Roberto
Rillo Bíscaro
Em seu livro mais famoso, Leviatã ou Matéria, Palavra e
Poder de um Governo Eclesiástico e Civil (1651), o filósofo inglês Thomas
Hobbes alega serem os humanos egoístas por natureza. Por isso, tenderiam a
guerrear entre si, todos contra todos (Bellum omnia omnes). Para que não
exterminemos uns aos outros, é necessário um governo muito forte, que force a
paz, fazendo o homem abdicar da guerra contra outros homens.
Se você considera esse pensamento deprimente, espere
até ver Leviatã (2014), longa longa-metragem dirigido por Andrey Zvyagintsev,
que, em chave de inexorabilidade trágica, também remete ao bíblico Jó, exemplo
cristão de paciência.
No frio norte russo, o mecânico Kolya está prestes a
perder sua propriedade devido á cupidez do prefeito. Um amigo advogado vem de
Moscou pra defendê-lo, mas sendo o homem o lobo do homem, as coisas não
caminham pra finais felizes. Resenhas sistematicamente apontam a questão da
posse da propriedade e da mafiosidade envolvida em sua compra forçada, mas
Leviatã é um retrato muito maior que isso.

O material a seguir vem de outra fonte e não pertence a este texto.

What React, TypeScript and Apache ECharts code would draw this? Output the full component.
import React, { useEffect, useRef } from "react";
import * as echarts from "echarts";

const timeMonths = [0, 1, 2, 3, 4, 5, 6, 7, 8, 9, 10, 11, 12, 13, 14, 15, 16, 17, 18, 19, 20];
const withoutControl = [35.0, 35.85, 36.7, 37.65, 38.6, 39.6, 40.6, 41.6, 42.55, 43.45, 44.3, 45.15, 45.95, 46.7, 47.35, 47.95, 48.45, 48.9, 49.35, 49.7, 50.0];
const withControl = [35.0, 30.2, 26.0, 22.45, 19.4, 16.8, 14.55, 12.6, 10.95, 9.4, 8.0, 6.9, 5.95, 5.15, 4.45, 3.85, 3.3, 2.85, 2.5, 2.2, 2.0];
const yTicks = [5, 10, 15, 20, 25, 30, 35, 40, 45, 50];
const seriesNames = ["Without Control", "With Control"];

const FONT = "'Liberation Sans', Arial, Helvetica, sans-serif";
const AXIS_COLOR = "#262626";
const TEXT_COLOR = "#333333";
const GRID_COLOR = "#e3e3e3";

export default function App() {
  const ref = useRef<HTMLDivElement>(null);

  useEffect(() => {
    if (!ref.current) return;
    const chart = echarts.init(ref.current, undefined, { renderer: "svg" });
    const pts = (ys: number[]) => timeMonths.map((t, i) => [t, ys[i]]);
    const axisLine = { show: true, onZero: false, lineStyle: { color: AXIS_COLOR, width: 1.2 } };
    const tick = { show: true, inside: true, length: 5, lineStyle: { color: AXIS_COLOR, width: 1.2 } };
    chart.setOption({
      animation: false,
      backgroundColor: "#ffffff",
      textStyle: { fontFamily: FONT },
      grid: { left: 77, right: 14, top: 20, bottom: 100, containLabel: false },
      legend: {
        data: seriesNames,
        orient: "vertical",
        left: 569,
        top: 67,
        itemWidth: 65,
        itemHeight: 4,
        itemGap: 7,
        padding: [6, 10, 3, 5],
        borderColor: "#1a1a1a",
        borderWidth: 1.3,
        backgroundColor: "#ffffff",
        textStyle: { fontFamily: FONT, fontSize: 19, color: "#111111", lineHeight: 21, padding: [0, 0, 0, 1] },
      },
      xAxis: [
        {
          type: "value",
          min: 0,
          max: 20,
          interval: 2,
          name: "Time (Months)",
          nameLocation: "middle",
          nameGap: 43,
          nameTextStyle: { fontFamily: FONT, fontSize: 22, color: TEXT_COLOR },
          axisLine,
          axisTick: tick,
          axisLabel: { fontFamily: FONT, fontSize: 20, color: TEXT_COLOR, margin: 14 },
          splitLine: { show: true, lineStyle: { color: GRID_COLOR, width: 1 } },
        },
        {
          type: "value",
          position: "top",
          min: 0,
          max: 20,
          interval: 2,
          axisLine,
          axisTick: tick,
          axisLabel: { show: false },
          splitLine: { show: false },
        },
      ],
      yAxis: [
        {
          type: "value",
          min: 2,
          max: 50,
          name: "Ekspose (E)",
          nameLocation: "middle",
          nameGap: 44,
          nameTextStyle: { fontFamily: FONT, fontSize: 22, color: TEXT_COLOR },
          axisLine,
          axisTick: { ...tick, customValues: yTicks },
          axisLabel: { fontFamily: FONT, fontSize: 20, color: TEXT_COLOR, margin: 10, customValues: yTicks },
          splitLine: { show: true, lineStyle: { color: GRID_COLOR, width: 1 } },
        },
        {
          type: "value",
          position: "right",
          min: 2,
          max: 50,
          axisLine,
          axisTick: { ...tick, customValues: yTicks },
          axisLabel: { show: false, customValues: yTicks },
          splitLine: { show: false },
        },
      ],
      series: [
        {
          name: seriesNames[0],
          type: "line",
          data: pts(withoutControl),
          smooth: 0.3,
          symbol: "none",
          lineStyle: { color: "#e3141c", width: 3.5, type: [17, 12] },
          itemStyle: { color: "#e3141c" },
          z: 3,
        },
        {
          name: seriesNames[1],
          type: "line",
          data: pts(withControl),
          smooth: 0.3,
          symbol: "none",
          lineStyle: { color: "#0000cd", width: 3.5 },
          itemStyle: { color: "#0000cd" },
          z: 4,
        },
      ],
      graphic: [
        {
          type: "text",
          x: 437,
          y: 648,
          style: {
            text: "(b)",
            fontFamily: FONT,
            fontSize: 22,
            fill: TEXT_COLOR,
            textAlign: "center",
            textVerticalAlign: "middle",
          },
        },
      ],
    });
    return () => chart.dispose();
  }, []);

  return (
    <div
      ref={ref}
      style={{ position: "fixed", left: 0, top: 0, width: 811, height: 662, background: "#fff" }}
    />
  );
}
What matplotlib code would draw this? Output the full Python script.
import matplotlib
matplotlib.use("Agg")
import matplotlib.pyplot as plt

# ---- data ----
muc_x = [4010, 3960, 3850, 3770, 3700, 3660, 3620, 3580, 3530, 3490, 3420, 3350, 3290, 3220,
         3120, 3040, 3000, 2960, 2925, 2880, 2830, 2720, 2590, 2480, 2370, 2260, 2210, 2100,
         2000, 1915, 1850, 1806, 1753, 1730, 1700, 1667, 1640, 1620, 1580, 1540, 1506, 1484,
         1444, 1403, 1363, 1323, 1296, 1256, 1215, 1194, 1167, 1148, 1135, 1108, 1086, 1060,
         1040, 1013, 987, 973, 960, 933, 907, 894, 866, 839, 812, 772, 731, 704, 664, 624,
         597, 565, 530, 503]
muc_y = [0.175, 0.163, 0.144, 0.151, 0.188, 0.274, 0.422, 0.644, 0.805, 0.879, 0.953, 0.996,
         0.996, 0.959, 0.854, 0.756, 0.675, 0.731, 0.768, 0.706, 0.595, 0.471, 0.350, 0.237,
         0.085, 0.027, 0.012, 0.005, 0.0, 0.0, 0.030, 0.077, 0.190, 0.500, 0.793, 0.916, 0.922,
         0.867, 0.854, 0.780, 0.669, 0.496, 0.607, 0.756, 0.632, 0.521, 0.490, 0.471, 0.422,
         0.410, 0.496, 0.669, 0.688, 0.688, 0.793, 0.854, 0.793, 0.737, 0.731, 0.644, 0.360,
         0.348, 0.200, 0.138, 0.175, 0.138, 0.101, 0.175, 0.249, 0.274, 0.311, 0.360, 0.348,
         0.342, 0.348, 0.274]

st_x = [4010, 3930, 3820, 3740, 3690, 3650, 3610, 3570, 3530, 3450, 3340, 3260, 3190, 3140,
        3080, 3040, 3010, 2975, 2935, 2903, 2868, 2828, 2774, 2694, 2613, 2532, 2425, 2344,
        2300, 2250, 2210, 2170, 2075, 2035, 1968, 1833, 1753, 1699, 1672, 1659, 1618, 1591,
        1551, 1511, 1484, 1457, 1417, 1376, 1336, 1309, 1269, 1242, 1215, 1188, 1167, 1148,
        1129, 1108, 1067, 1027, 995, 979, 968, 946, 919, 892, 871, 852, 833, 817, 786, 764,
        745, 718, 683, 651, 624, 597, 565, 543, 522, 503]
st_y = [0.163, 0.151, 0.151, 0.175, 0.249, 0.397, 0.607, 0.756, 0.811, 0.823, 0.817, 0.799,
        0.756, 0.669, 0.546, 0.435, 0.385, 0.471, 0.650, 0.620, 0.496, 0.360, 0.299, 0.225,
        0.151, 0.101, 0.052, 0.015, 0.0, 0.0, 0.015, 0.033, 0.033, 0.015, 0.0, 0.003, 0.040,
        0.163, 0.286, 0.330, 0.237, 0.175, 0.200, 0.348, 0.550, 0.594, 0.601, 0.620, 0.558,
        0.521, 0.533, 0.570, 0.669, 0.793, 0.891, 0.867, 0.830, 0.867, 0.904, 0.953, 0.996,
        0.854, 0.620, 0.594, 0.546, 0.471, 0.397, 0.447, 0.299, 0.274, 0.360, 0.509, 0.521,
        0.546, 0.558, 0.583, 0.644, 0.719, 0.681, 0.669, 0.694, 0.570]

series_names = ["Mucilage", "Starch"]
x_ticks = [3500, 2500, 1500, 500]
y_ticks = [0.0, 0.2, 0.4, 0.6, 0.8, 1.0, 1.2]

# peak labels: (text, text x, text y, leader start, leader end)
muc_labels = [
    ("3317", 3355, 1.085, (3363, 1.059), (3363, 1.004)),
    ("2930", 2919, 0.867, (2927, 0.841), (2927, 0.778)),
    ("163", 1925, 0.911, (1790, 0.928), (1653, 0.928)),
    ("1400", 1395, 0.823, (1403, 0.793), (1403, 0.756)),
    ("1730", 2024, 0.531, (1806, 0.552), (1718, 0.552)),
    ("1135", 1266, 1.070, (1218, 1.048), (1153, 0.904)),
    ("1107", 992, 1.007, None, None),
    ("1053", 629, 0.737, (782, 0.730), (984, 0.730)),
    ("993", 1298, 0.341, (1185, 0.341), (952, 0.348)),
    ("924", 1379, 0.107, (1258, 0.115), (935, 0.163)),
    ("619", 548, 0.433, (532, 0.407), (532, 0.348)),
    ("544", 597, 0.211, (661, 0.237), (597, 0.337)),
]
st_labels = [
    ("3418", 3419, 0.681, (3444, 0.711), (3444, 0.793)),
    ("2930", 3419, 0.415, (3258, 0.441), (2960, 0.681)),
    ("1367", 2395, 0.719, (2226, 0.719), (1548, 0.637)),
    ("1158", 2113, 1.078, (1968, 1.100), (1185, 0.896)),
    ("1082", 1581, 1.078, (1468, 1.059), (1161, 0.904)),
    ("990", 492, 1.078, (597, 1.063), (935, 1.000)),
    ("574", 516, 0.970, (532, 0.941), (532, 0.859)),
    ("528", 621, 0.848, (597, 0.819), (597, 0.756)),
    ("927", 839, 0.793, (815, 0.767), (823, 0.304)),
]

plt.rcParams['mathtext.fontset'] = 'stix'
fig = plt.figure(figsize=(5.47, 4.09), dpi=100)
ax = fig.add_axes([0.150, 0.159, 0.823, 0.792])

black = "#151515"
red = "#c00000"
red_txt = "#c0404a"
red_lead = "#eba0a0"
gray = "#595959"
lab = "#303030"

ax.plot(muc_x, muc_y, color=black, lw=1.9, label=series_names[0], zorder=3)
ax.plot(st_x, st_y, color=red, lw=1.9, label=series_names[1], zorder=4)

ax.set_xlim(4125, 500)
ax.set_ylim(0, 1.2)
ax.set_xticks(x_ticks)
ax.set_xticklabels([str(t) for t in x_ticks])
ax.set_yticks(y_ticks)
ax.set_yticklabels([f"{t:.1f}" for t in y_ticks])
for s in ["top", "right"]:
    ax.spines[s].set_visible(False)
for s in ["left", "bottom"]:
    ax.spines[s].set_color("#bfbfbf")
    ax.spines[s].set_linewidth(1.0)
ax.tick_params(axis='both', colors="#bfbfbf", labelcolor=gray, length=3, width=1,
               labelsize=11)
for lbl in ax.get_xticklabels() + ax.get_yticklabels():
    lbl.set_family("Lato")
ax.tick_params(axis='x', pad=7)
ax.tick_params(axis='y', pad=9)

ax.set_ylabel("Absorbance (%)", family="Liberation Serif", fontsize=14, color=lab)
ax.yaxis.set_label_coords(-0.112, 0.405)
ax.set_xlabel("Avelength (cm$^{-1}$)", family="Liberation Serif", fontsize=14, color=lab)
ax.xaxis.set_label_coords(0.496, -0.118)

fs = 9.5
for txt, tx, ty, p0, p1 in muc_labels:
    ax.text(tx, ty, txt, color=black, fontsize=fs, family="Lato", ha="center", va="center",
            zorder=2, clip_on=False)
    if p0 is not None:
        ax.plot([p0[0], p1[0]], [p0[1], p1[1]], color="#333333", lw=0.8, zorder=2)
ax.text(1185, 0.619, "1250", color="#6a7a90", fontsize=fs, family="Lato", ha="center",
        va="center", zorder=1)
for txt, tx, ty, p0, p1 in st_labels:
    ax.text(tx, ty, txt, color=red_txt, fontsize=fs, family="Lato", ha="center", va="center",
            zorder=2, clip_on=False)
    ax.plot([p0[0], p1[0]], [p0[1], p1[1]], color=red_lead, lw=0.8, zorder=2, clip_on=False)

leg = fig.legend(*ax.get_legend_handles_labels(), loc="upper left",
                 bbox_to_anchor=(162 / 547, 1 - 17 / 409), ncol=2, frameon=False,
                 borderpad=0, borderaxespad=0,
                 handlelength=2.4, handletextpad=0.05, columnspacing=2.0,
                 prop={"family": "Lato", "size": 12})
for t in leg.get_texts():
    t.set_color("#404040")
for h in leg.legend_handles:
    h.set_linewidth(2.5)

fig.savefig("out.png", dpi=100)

Além da tragédia de Kolya, há uma sócio-política,
porque na Rússia de Putin, Estado e Igreja não só não evitam a guerra de todos
contra todos, mas tomam o lado dos poderosos. Sem poder contar sequer com
amigos ou amantes, resta ao homem se afogar na vodca.
Nesse mundo de natureza aparentemente morta e vasta,
que realça a solidão humana, a baleia bíblica só tem vez como esqueleto na
praia, que também está salpicada por destroços de embarcações. O problema é
apenas o Homem; não há monstro mítico nenhum, apenas nós mesmos.

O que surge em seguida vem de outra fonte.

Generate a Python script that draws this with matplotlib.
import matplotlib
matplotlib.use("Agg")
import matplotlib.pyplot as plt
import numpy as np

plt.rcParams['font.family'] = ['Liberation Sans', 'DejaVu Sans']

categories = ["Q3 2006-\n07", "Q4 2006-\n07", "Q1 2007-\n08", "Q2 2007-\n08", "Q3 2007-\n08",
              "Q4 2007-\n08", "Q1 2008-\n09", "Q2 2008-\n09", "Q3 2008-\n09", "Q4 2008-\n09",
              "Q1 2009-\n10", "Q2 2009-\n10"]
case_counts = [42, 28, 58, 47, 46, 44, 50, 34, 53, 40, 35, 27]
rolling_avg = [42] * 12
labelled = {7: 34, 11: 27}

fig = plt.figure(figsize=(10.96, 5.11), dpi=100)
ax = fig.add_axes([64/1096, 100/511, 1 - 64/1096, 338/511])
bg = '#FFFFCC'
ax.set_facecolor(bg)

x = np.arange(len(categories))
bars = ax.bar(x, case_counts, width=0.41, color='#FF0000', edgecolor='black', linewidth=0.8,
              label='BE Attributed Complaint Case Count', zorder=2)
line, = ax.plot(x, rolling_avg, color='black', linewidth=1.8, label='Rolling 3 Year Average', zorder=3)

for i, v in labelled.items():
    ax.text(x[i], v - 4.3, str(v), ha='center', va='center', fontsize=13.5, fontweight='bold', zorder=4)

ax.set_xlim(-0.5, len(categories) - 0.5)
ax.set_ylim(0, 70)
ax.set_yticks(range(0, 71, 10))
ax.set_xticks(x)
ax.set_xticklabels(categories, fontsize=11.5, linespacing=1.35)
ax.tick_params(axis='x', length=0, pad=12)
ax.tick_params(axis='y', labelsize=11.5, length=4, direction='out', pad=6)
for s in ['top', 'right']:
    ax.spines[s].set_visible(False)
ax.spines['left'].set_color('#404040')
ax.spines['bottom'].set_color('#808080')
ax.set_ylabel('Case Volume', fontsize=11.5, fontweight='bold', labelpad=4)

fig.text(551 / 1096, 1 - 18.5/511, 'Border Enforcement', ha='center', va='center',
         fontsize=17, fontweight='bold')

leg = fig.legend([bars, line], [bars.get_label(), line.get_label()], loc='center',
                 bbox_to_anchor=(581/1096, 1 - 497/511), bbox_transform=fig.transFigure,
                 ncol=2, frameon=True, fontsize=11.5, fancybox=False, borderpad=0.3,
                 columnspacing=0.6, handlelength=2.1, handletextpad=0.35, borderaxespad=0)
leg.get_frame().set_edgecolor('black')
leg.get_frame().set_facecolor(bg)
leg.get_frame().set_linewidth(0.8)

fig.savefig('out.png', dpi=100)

Curioso é que numa trama passada na contemporaneidade,
com retrato de Putin na parede do prefeito e discreta aparição das Pussy Riots
numa tela de TV, os políticos escolhidos pro tiro ao alvo no piquenique sejam
antigos líderes comunistas. Quando perguntado pela ausência de figuras atuais,
a personagem justifica que ainda não apresentam o distanciamento histórico
necessário pra serem julgadas.
Leviatã, impressionante
exercício de rigor formal e justeza de princípios, seria o que, então?